Be it the stock market investor or the equity mutual fund investor, both are staring at losses, now that Nifty 50 one-year return is negative. Here is what you can do about it, though.

Market In Red: Experts Advise Patience Game For India’s 'Record High' New Investor Base
Market In Red: Experts Advise Patience Game For India’s 'Record High' New Investor Base

If you are someone who joined the workforce a few years back and have started investing very recently, then you must have been staring at losses for the first time. However you are not alone since as per data from depositories the number of active demat accounts in India jumped by 63 per cent to 89.7 million accounts in 2021-22.

On June 15, 2021, the Nifty 50 was at 15,869.25 points, and today June 16, 2022 although the Nifty opened at 15,832.25 points, it still is below its one year level at 15,360.6 points.

Ankit Gupta, CEO and founder, BondsIndia.com, said that many new investors are experiencing a down market for the first time because of the one-year Nifty 50’s return going negative. According to him, the markets are spooked by the high inflation data and there is fear that this might impact India’s corporate earrings and hence may trigger a slowdown in the Indian economy. 

However, there is one silver lining if we check the past market data. Gupta said: “If we check the past 20 years’ Nifty-50 performance in May, it is evident that it has been positive 11 times. The average return for the month of May is around 1.01 per cent gain. Between 2013 and 2021, Nifty-50 has delivered negative returns only once, in the year 2020.” 

Three Things To Protect Your Wealth

According to market experts, here are the three things you can do to protect your wealth in such volatile market situations.

Continue SIPs: Systematic Investment Plans (SIP) are a way of investing in mutual funds systemically at fixed intervals. Rushabh Desai, founder of Rupee with Rushabh Investment Services has advised new investors who have just started investing a year or so ago to have patience with the market, since wealth creation takes some time and does not happen in such a short time period.

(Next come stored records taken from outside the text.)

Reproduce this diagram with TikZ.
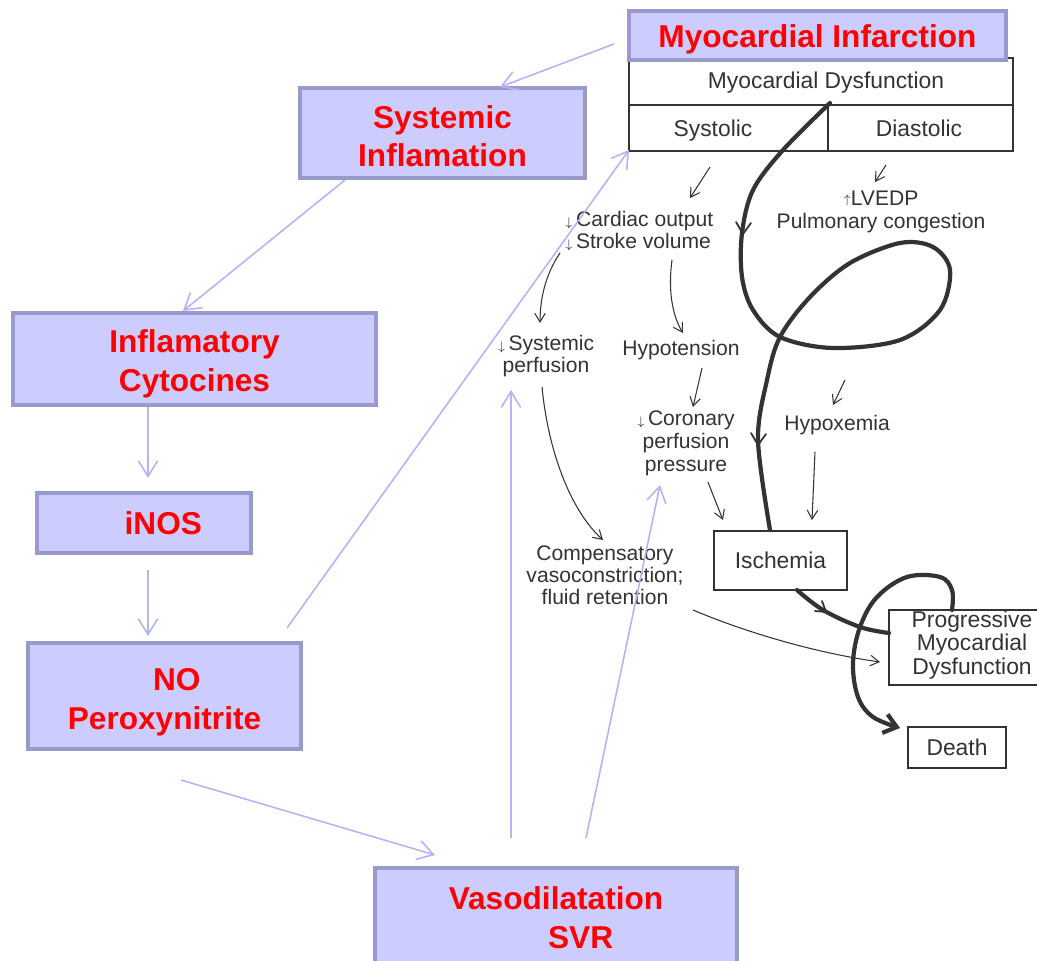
\documentclass[tikz,border=0pt]{standalone}
\usepackage{fontspec}
\setmainfont{Liberation Sans}
\usetikzlibrary{arrows.meta}
\definecolor{boxfill}{HTML}{CCCCFF}
\definecolor{boxdraw}{HTML}{9999CC}
\definecolor{bluearrow}{HTML}{B4B4F2}
\definecolor{ink}{HTML}{333333}
\definecolor{redtxt}{HTML}{FF0000}
\newcommand\bstrut[1]{\rule{0pt}{#1}}
\newcommand\dnarr{{\scriptsize$\downarrow$}}
\begin{document}
\begin{tikzpicture}[x=0.02cm,y=-0.02cm,
  bbox/.style={draw=boxdraw, line width=2.6pt, fill=boxfill, text=redtxt,
    font=\fontsize{18}{22}\selectfont\bfseries, align=center, inner sep=0pt, outer sep=0pt},
  barrow/.style={draw=bluearrow, line width=0.9pt, -{Straight Barb[length=9pt,width=11pt]}},
  inktext/.style={text=ink, font=\fontsize{12}{13}\selectfont, inner sep=0pt, align=center},
  bigtext/.style={text=ink, font=\fontsize{13}{13.6}\selectfont, inner sep=0pt, align=center},
  karrow/.style={draw=ink, line width=0.6pt, -{Straight Barb[length=5pt,width=6pt]}},
  thickpath/.style={draw=ink, line width=2.4pt, line cap=round, line join=round},
  kbox/.style={draw=ink, line width=0.9pt, fill=white, inner sep=0pt, outer sep=0pt},
  midhead/.style={draw=ink, line width=1pt, line cap=round, line join=round}
]
\useasboundingbox (0,0) rectangle (1037,960);

% ---------- scanned black diagram ----------
\node[kbox, minimum width=7.68cm, minimum height=1.86cm] (table) at (821,104.5) {};
\draw[draw=ink, line width=0.9pt] (629,105) -- (1013,105);
\draw[draw=ink, line width=0.9pt] (828,105) -- (828,151);
\node[bigtext, anchor=base] (md) at (826,88) {Myocardial Dysfunction};
\node[bigtext, anchor=base] (sys) at (713,136) {Systolic};
\node[bigtext, anchor=base] (dia) at (919,136) {Diastolic};

\node[inktext] (lvedp) at (881,212) {\raisebox{1pt}{\scriptsize$\uparrow$}LVEDP\\Pulmonary congestion};
\node[inktext, align=left, anchor=west] (co) at (565,231) {\dnarr\,Cardiac output\\\dnarr\,Stroke volume};
\node[inktext] (sp) at (546,356) {\dnarr\,Systemic\\perfusion};
\node[inktext, anchor=base] (hyp) at (681,355) {Hypotension};
\node[inktext] (cpp) at (686,443) {\dnarr\,Coronary\\perfusion\\pressure};
\node[inktext, anchor=base] (hypox) at (837,430) {Hypoxemia};
\node[inktext, font=\fontsize{12}{12.5}\selectfont] (comp) at (605,575) {Compensatory\\vasoconstriction;\\fluid retention};

\node[kbox, bigtext, minimum width=2.66cm, minimum height=1.18cm] (isch) at (780.5,560.5) {Ischemia};
\node[kbox, minimum width=3.1cm, minimum height=1.5cm] (prog) at (966.5,647.5) {};
\node[bigtext] (progtxt) at (972,645) {Progressive\\Myocardial\\Dysfunction};
\node[kbox, bigtext, minimum width=1.96cm, minimum height=0.82cm] (death) at (957,747.5) {Death};

% thin arrows
\draw[karrow] (710,167) -- (690,198);
\draw[karrow] (886,165) -- (875,182);
\draw[karrow] (560,253) .. controls (545,275) and (540,300) .. (540,323);
\draw[karrow] (672,260) .. controls (668,290) and (672,315) .. (683,333);
\draw[karrow] (702,368) -- (693,407);
\draw[karrow] (845,380) -- (833,405);
\draw[karrow] (708,482) .. controls (713,495) .. (723,520);
\draw[karrow] (815,452) -- (812,520);
\draw[karrow] (542,387) .. controls (548,450) and (570,510) .. (603,540);
\draw[karrow] (693,610) .. controls (740,630) and (810,652) .. (880,662);

% thick spiral
\draw[thickpath] plot[smooth, tension=0.55] coordinates {(830,103) (783,150) (753,190) (742,233) (742,277) (753,310) (780,337) (833,348) (900,340) (940,310) (950,270) (933,247) (900,243) (850,263) (810,297) (780,337) (767,380) (758,440) (770,530)};
\draw[midhead] (736,222) -- (743,234) -- (751,223);
\draw[midhead] (751,433) -- (758,445) -- (766,434);
\draw[thickpath] plot[smooth, tension=0.6] coordinates {(797,590) (823,610) (860,627) (889,633)};
\draw[midhead] (815,611) -- (826,612) -- (822,601);
\draw[thickpath, -{Straight Barb[length=7pt,width=11pt]}] plot[smooth, tension=0.6] coordinates {(952,610) (952,590) (940,577) (907,577) (877,597) (860,627) (853,663) (858,697) (873,717) (900,728)};

% ---------- blue boxes ----------
\node[bbox, minimum width=7.54cm, minimum height=0.98cm] (mi) at (817.5,35.5) {\bstrut{17.6pt}Myocardial Infarction};
\node[bbox, minimum width=5.7cm, minimum height=1.8cm] (si) at (442.5,133) {\bstrut{16.5pt}Systemic\\Inflamation};
\node[bbox, minimum width=7.26cm, minimum height=1.84cm] (ic) at (194.5,359) {\bstrut{18.8pt}Inflamatory\\Cytocines};
\node[bbox, minimum width=4.28cm, minimum height=1.2cm] (inos) at (144,523) {\hspace*{22pt}iNOS};
\node[bbox, minimum width=5.46cm, minimum height=2.12cm] (no) at (164.5,696) {\bstrut{19.4pt}\hspace*{14pt}NO\\Peroxynitrite};
\node[bbox, minimum width=7.24cm, minimum height=2.0cm] (vs) at (556,918) {Vasodilatation\\\hspace*{28pt}SVR};

% ---------- blue connectors ----------
\coordinate (b1s) at (614,44);
\coordinate (b1e) at (500,87);
\coordinate (b2s) at (345,180);
\coordinate (b2e) at (183,311);
\coordinate (b3s) at (148,407);
\coordinate (b3e) at (148,478);
\coordinate (b4s) at (148,570);
\coordinate (b4e) at (148,636);
\coordinate (b5s) at (287,628);
\coordinate (b5e) at (629,150);
\coordinate (b6s) at (181,780);
\coordinate (b6e) at (435,855);
\coordinate (b7s) at (511,838);
\coordinate (b7e) at (511,390);
\coordinate (b8s) at (586,838);
\coordinate (b8e) at (660,485);
\draw[barrow] (b1s) -- (b1e);
\draw[barrow] (b2s) -- (b2e);
\draw[barrow] (b3s) -- (b3e);
\draw[barrow] (b4s) -- (b4e);
\draw[barrow] (b5s) -- (b5e);
\draw[barrow] (b6s) -- (b6e);
\draw[barrow] (b7s) -- (b7e);
\draw[barrow] (b8s) -- (b8e);
\end{tikzpicture}
\end{document}
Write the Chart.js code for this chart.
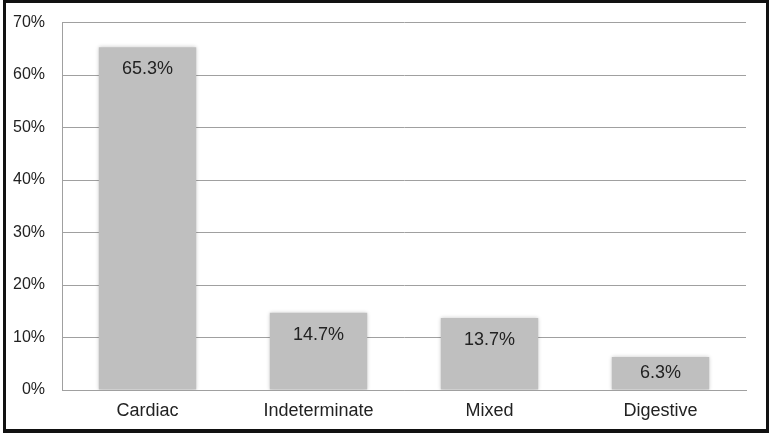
<!DOCTYPE html>
<html>
<head>
<meta charset="utf-8">
<script src="https://cdn.jsdelivr.net/npm/chart.js@4/dist/chart.umd.min.js"></script>
<style>
  body { margin: 0; background: #fff; }
  #wrap { position: relative; width: 771px; height: 437px; }
  #frame {
    position: absolute; left: 3px; top: 0; width: 766px; height: 433px;
    box-sizing: border-box; border: 3px solid #111; border-bottom-width: 4px;
    pointer-events: none;
  }
</style>
</head>
<body>
<div id="wrap">
  <canvas id="typesChart"></canvas>
  <div id="frame"></div>
</div>
<script>
let categories = ['Cardiac', 'Indeterminate', 'Mixed', 'Digestive'];
let percentValues = [65.3, 14.7, 13.7, 6.3];
let tickMax = 70;
let tickStep = 10;

// soft shadow around the bars, like the original
const barShadow = {
    id: 'barShadow',
    beforeDatasetsDraw(chart) {
        chart.ctx.save();
        chart.ctx.shadowColor = 'rgba(0,0,0,0.22)';
        chart.ctx.shadowBlur = 4;
    },
    afterDatasetsDraw(chart) {
        chart.ctx.restore();
    }
};

// draw the % value inside the top of each bar
const barLabels = {
    id: 'barLabels',
    afterDatasetsDraw(chart) {
        const ctx = chart.ctx;
        const meta = chart.getDatasetMeta(0);
        ctx.save();
        ctx.font = '18px "Liberation Sans", Arial, sans-serif';
        ctx.fillStyle = '#222';
        ctx.textAlign = 'center';
        ctx.textBaseline = 'middle';
        meta.data.forEach((bar, i) => {
            let y = Math.min(bar.y + 22, (bar.y + bar.base) / 2);
            ctx.fillText(percentValues[i].toFixed(1) + '%', bar.x, y);
        });
        ctx.restore();
    }
};

const ctx = document.getElementById('typesChart').getContext('2d');
let typesChart = new Chart(ctx, {
    type: 'bar',
    data: {
        labels: categories,
        datasets: [{
            data: percentValues,
            backgroundColor: '#bfbfbf',
            borderWidth: 0,
            categoryPercentage: 1,
            barPercentage: 0.57
        }]
    },
    options: {
        responsive: true,
        maintainAspectRatio: false,
        animation: false,
        layout: { padding: { left: 0, right: 25, top: 22.5, bottom: 0 } },
        plugins: {
            legend: { display: false },
            tooltip: { enabled: false }
        },
        scales: {
            x: {
                grid: { display: false, drawTicks: false },
                border: { display: true, color: '#a0a0a0' },
                ticks: {
                    color: '#222',
                    padding: 10,
                    font: { family: '"Liberation Sans", Arial, sans-serif', size: 18 }
                },
                afterFit(scale) { scale.height = 47; }
            },
            y: {
                min: 0,
                max: tickMax,
                grid: { color: '#a0a0a0', drawTicks: false },
                border: { display: true, color: '#a0a0a0' },
                ticks: {
                    stepSize: tickStep,
                    color: '#222',
                    padding: 17,
                    font: { family: '"Liberation Sans", Arial, sans-serif', size: 16 },
                    callback: (v) => v + '%'
                },
                afterFit(scale) {
                    scale.width = 62;
                    scale.paddingTop = 0;
                    scale.paddingBottom = 0;
                }
            }
        }
    },
    plugins: [barShadow, barLabels]
});
</script>
</body>
</html>
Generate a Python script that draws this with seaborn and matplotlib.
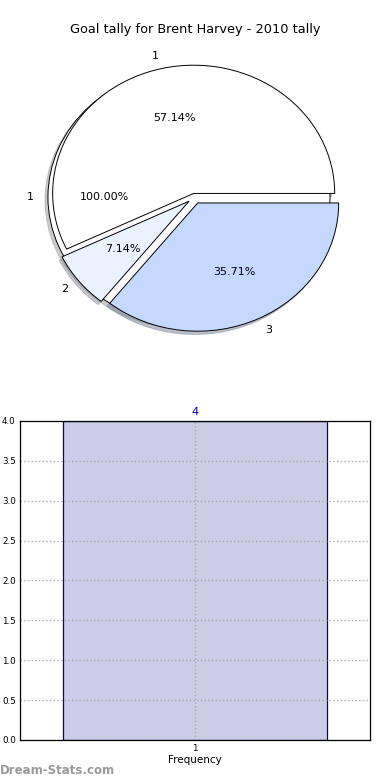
import matplotlib
matplotlib.use("Agg")
import matplotlib.pyplot as plt
import seaborn as sns
import pandas as pd

# data
title = "Goal tally for Brent Harvey - 2010 tally"
back_values = [1]
back_labels = ["1"]
pie_values = [8, 1, 5]
pie_labels = ["1", "2", "3"]
pie_colors = ["#ffffff", "#eaf1ff", "#c5d9ff"]
bar_cats = ["1"]
bar_counts = [4]

sns.set_style("white")
plt.rcParams["font.family"] = ["DejaVu Sans"]
plt.rcParams["text.color"] = "black"
plt.rcParams["xtick.color"] = "black"
plt.rcParams["ytick.color"] = "black"
plt.rcParams["axes.labelcolor"] = "black"

fig = plt.figure(figsize=(3.9, 7.8), dpi=100)

# --- pie (drawn twice, like the original) ---
shadow = dict(ox=-0.015, oy=-0.018, shade=0.4)
ax1 = fig.add_axes([0.047, 0.5417, 0.904, 0.411])
ax1.pie(back_values, labels=back_labels, colors=["#ffffff"], explode=[0.04],
        autopct="%.2f%%", shadow=shadow,
        wedgeprops=dict(edgecolor="black", linewidth=0.7),
        textprops=dict(fontsize=8, color="black"))
ax1.pie(pie_values, labels=pie_labels, colors=pie_colors,
        explode=[0.03, 0.05, 0.05], autopct="%.2f%%", shadow=shadow,
        wedgeprops=dict(edgecolor="black", linewidth=0.7),
        textprops=dict(fontsize=8, color="black"))
ax1.set_aspect("auto")
ax1.set_xlim(-1.25, 1.25)
ax1.set_ylim(-1.25, 1.25)
fig.text(0.5, 1 - 30 / 780, title, ha="center", va="center", fontsize=9.3)

# --- frequency bar ---
ax2 = fig.add_axes([0.0513, 0.0513, 0.897, 0.409])
df = pd.DataFrame({"cat": bar_cats, "count": bar_counts})
sns.barplot(data=df, x="cat", y="count", ax=ax2, width=0.755,
            color="#ccccE6", saturation=1, edgecolor="#0000a0", linewidth=0.9)
ax2.set_xlim(-0.5, 0.5)
ax2.set_ylim(0, 4.0)
ax2.set_yticks([0, 0.5, 1.0, 1.5, 2.0, 2.5, 3.0, 3.5, 4.0])
ax2.set_yticklabels([f"{v:.1f}" for v in ax2.get_yticks()])
ax2.grid(True, linestyle=":", color="#aaaaaa", linewidth=1.0)
ax2.set_axisbelow(False)
for b in ax2.patches:
    b.set_zorder(0.5)
ax2.tick_params(axis="both", labelsize=6.3, length=2, color="#999999", pad=1)
ax2.set_xlabel("Frequency", fontsize=7.5, labelpad=1)
ax2.set_ylabel("")
for s in ax2.spines.values():
    s.set_color("black")
    s.set_linewidth(0.9)
    s.set_zorder(4)
for i, c in enumerate(bar_counts):
    ax2.text(i, c + 0.05, str(c), ha="center", va="bottom", color="#0000aa", fontsize=8)

fig.text(0.0, 1 - 771 / 780, "Dream-Stats.com", ha="left", va="center",
         fontsize=8.5, color="#999999", fontweight="semibold")

fig.savefig("out.png", dpi=100)
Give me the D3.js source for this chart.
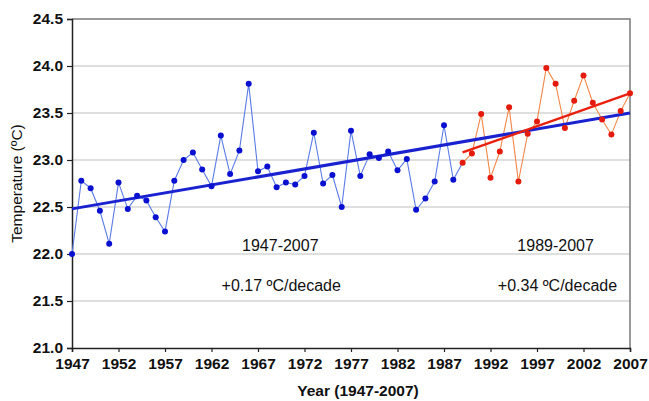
<!DOCTYPE html>
<html>
<head>
<meta charset="utf-8">
<script src="https://cdn.jsdelivr.net/npm/d3@7"></script>
<style>
  body { margin: 0; background: #fff; }
  svg { display: block; font-family: "Liberation Sans", Arial, sans-serif; }
  .tick text { font-weight: bold; font-size: 15.5px; fill: #111; }
</style>
</head>
<body>
<div id="chart"></div>
<script>
// years and temperatures (ºC)
const yearsA = [1947, 1948, 1949, 1950, 1951, 1952, 1953, 1954, 1955, 1956,
  1957, 1958, 1959, 1960, 1961, 1962, 1963, 1964, 1965, 1966,
  1967, 1968, 1969, 1970, 1971, 1972, 1973, 1974, 1975, 1976,
  1977, 1978, 1979, 1980, 1981, 1982, 1983, 1984, 1985, 1986,
  1987, 1988];
const tempsA = [22.00, 22.78, 22.70, 22.46, 22.11, 22.76, 22.48, 22.62, 22.57, 22.39,
  22.24, 22.78, 23.00, 23.08, 22.90, 22.72, 23.26, 22.85, 23.10, 23.81,
  22.88, 22.93, 22.71, 22.76, 22.74, 22.83, 23.29, 22.75, 22.84, 22.50,
  23.31, 22.83, 23.06, 23.02, 23.09, 22.89, 23.01, 22.47, 22.59, 22.77,
  23.37, 22.79];
const yearsB = [1989, 1990, 1991, 1992, 1993, 1994, 1995, 1996, 1997, 1998,
  1999, 2000, 2001, 2002, 2003, 2004, 2005, 2006, 2007];
const tempsB = [22.97, 23.07, 23.49, 22.81, 23.09, 23.56, 22.77, 23.28, 23.41, 23.98,
  23.81, 23.34, 23.63, 23.90, 23.61, 23.43, 23.27, 23.52, 23.71];

// fitted trends (end points)
const trendAYears = [1947, 2007];
const trendAValues = [22.48, 23.50];
const trendBYears = [1989, 2007];
const trendBValues = [23.08, 23.71];

const xTicks = [1947, 1952, 1957, 1962, 1967, 1972, 1977, 1982, 1987, 1992, 1997, 2002, 2007];
const yTicks = [21.0, 21.5, 22.0, 22.5, 23.0, 23.5, 24.0, 24.5];

const width = 649, height = 401;
const margin = {top: 19, right: 19, bottom: 53, left: 72};

const svg = d3.select("#chart").append("svg")
  .attr("width", width)
  .attr("height", height);

const x = d3.scaleLinear()
  .domain([1947, 2007])
  .range([margin.left, width - margin.right]);

const y = d3.scaleLinear()
  .domain([21, 24.5])
  .range([height - margin.bottom, margin.top]);

// gridlines
svg.append("g")
  .selectAll("line")
  .data(yTicks.slice(1, -1))
  .enter().append("line")
  .attr("x1", x(1947)).attr("x2", x(2007))
  .attr("y1", d => y(d)).attr("y2", d => y(d))
  .attr("stroke", "#d4d4d4")
  .attr("stroke-width", 1.5);

// top and right frame
svg.append("path")
  .attr("d", `M${x(1947)},${y(24.5)}H${x(2007)}V${y(21)}`)
  .attr("fill", "none")
  .attr("stroke", "#7a7a7a")
  .attr("stroke-width", 1.5);

// axes
const xAxis = svg.append("g")
  .attr("transform", `translate(0,${y(21)})`)
  .call(d3.axisBottom(x).tickValues(xTicks).tickFormat(d3.format("d")).tickSizeOuter(0).tickSize(4).tickPadding(6));

const yAxis = svg.append("g")
  .attr("transform", `translate(${x(1947)},0)`)
  .call(d3.axisLeft(y).tickValues(yTicks).tickFormat(d3.format(".1f")).tickSizeOuter(0).tickSize(5).tickPadding(4));

[xAxis, yAxis].forEach(g => {
  g.select(".domain").attr("stroke", "#222").attr("stroke-width", 1.5);
  g.selectAll(".tick line").attr("stroke", "#222").attr("stroke-width", 1.2);
});

const line = d3.line()
  .x(d => x(d[0]))
  .y(d => y(d[1]));

const ptsA = yearsA.map((yr, i) => [yr, tempsA[i]]);
const ptsB = yearsB.map((yr, i) => [yr, tempsB[i]]);

// series lines (blue joins the first red point)
svg.append("path")
  .datum(ptsA.concat([ptsB[0]]))
  .attr("d", line)
  .attr("fill", "none")
  .attr("stroke", "#5b7be6")
  .attr("stroke-width", 1.1);

svg.append("path")
  .datum(ptsB)
  .attr("d", line)
  .attr("fill", "none")
  .attr("stroke", "#f2874a")
  .attr("stroke-width", 1.1);

// trend lines
svg.append("path")
  .datum(trendAYears.map((yr, i) => [yr, trendAValues[i]]))
  .attr("d", line)
  .attr("stroke", "#1a22d0")
  .attr("stroke-width", 3);

svg.append("path")
  .datum(trendBYears.map((yr, i) => [yr, trendBValues[i]]))
  .attr("d", line)
  .attr("stroke", "#e8200e")
  .attr("stroke-width", 2.4);

// markers
svg.append("g")
  .selectAll("circle")
  .data(ptsA)
  .enter().append("circle")
  .attr("cx", d => x(d[0]))
  .attr("cy", d => y(d[1]))
  .attr("r", 3)
  .attr("fill", "#0a10d0");

svg.append("g")
  .selectAll("circle")
  .data(ptsB)
  .enter().append("circle")
  .attr("cx", d => x(d[0]))
  .attr("cy", d => y(d[1]))
  .attr("r", 3)
  .attr("fill", "#e41a0c");

// annotations
const notes = [
  {text: "1947-2007", yr: 1969.4, v: 22.03},
  {text: "+0.17 ºC/decade", yr: 1969.5, v: 21.605},
  {text: "1989-2007", yr: 1999.0, v: 22.03},
  {text: "+0.34 ºC/decade", yr: 1999.2, v: 21.605}
];
svg.append("g")
  .selectAll("text")
  .data(notes)
  .enter().append("text")
  .attr("x", d => x(d.yr))
  .attr("y", d => y(d.v))
  .attr("text-anchor", "middle")
  .attr("font-size", "16px")
  .attr("fill", "#111")
  .text(d => d.text);

// axis titles
svg.append("text")
  .attr("x", 358)
  .attr("y", 396)
  .attr("text-anchor", "middle")
  .attr("font-weight", "bold")
  .attr("font-size", "15.5px")
  .attr("fill", "#111")
  .text("Year (1947-2007)");

svg.append("text")
  .attr("transform", `translate(22,${y(22.75)}) rotate(-90)`)
  .attr("text-anchor", "middle")
  .attr("font-size", "15.5px")
  .attr("fill", "#111")
  .text("Temperature (ºC)");
</script>
</body>
</html>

“Rather, these new investors can do an SIP top-up (i.e., increase the amount) now that the market is down at the moment. This will help them get more mutual fund units at lower net asset values (NAVs). Even if the one-year nifty/sensex returns are lower at the moment, these new investors should keep in mind that equity investing is always preferable for a longer duration like five years minimum. Having a proper asset allocation plan is also equally important,” adds Desai.

Create Emergency Fund: Investors who have just started earning a few years ago and invested in the market should not be wary about the market giving negative returns. Rather, they should focus on their financial well-being, advised Parul Maheswari, a certified financial planner. She advised these young investors to not invest every earning of theirs in equity markets, but rather divert some funds towards emergencies, because of unforeseen circumstances like loss of job, others.

“As part of financial planning, investors must keep aside one year’s monthly expenses in an emergency fund. This corpus could be invested in a liquid or ultra-short term fund which can be withdrawn in a day’s time and simultaneously earns them 4- 5 per cent return. This corpus could come in handy in the case of a job loss, sudden unforeseen medical emergencies, or any other personal unplanned expenditure,” added Maheswari.


Do Not Go Gambling With Markets: One of the major causes of market investors losing money is that they try to gamble. Recently, Nithin Kamanth, founder, Zerodha shared an interesting highlight wherein he said that retail investors bought in the dip of Yes Bank when it had fallen from Rs 400 to Rs 200, and then again at Rs 100. Now, Yes Bank trades at Rs 10-12. He said that investors try to buy stocks or funds in the hope of making some quick gains and then exit. Sometimes, they get lucky, but sometimes they get trapped in that particular stock or fund. Yes Bank was part of Nifty 50 in 2019 and was excluded from it on March 19, 2020.

“Whenever I have to explain this, I use the activity in Yes Bank in 2019 as an example. The stock price went down from Rs 400 to Rs 10 & with every fall new investors jumped in & many existing investors bought more,” Kamanth said in a Tweet.